(Saved entries)
******************************

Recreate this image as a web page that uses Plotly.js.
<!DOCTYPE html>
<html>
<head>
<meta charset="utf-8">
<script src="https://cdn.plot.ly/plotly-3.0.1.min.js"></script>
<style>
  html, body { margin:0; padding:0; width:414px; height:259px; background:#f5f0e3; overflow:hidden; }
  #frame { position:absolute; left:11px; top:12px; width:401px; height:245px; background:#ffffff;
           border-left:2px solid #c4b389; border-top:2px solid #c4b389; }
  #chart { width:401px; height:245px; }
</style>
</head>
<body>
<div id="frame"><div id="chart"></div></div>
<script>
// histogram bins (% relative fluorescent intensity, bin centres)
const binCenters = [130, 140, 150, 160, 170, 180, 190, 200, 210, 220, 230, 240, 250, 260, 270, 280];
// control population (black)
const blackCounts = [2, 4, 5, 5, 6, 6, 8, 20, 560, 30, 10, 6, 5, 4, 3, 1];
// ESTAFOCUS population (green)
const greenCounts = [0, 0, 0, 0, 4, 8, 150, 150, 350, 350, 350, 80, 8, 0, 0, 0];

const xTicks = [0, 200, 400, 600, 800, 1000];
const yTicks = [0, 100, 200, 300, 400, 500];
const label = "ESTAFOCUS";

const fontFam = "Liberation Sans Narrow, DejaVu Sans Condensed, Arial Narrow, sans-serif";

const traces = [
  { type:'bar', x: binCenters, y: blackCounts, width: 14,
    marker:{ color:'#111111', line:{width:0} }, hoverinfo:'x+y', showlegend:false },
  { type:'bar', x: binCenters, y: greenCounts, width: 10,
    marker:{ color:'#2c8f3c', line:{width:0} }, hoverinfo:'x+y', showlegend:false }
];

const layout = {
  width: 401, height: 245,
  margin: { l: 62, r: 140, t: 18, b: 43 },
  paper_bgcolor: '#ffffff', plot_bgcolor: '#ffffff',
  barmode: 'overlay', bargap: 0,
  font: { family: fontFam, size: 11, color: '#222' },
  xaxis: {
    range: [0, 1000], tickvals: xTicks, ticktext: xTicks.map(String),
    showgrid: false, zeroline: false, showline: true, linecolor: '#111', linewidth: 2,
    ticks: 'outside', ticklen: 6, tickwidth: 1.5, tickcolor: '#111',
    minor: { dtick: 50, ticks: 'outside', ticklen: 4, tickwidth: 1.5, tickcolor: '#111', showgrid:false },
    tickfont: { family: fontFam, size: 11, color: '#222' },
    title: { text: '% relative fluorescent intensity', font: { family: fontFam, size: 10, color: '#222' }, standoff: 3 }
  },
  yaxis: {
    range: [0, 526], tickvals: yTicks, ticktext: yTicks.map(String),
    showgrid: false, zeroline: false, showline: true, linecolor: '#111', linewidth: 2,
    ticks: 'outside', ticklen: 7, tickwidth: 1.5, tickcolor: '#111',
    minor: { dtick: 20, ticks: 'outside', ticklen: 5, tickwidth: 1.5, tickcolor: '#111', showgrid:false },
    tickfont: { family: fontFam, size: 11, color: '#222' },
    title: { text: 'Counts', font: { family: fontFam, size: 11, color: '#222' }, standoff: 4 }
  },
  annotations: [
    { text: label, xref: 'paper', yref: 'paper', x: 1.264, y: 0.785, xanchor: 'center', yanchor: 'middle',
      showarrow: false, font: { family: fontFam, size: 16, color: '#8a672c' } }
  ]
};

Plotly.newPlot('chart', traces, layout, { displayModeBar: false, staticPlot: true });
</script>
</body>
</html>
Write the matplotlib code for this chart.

******************************

Copy every line of the records above, starting with the first, up to and including the line containing "Sans Narrow, DejaVu".

▶ _Output_
Recreate this image as a web page that uses Plotly.js.
<!DOCTYPE html>
<html>
<head>
<meta charset="utf-8">
<script src="https://cdn.plot.ly/plotly-3.0.1.min.js"></script>
<style>
  html, body { margin:0; padding:0; width:414px; height:259px; background:#f5f0e3; overflow:hidden; }
  #frame { position:absolute; left:11px; top:12px; width:401px; height:245px; background:#ffffff;
           border-left:2px solid #c4b389; border-top:2px solid #c4b389; }
  #chart { width:401px; height:245px; }
</style>
</head>
<body>
<div id="frame"><div id="chart"></div></div>
<script>
// histogram bins (% relative fluorescent intensity, bin centres)
const binCenters = [130, 140, 150, 160, 170, 180, 190, 200, 210, 220, 230, 240, 250, 260, 270, 280];
// control population (black)
const blackCounts = [2, 4, 5, 5, 6, 6, 8, 20, 560, 30, 10, 6, 5, 4, 3, 1];
// ESTAFOCUS population (green)
const greenCounts = [0, 0, 0, 0, 4, 8, 150, 150, 350, 350, 350, 80, 8, 0, 0, 0];

const xTicks = [0, 200, 400, 600, 800, 1000];
const yTicks = [0, 100, 200, 300, 400, 500];
const label = "ESTAFOCUS";

const fontFam = "Liberation Sans Narrow, DejaVu Sans Condensed, Arial Narrow, sans-serif";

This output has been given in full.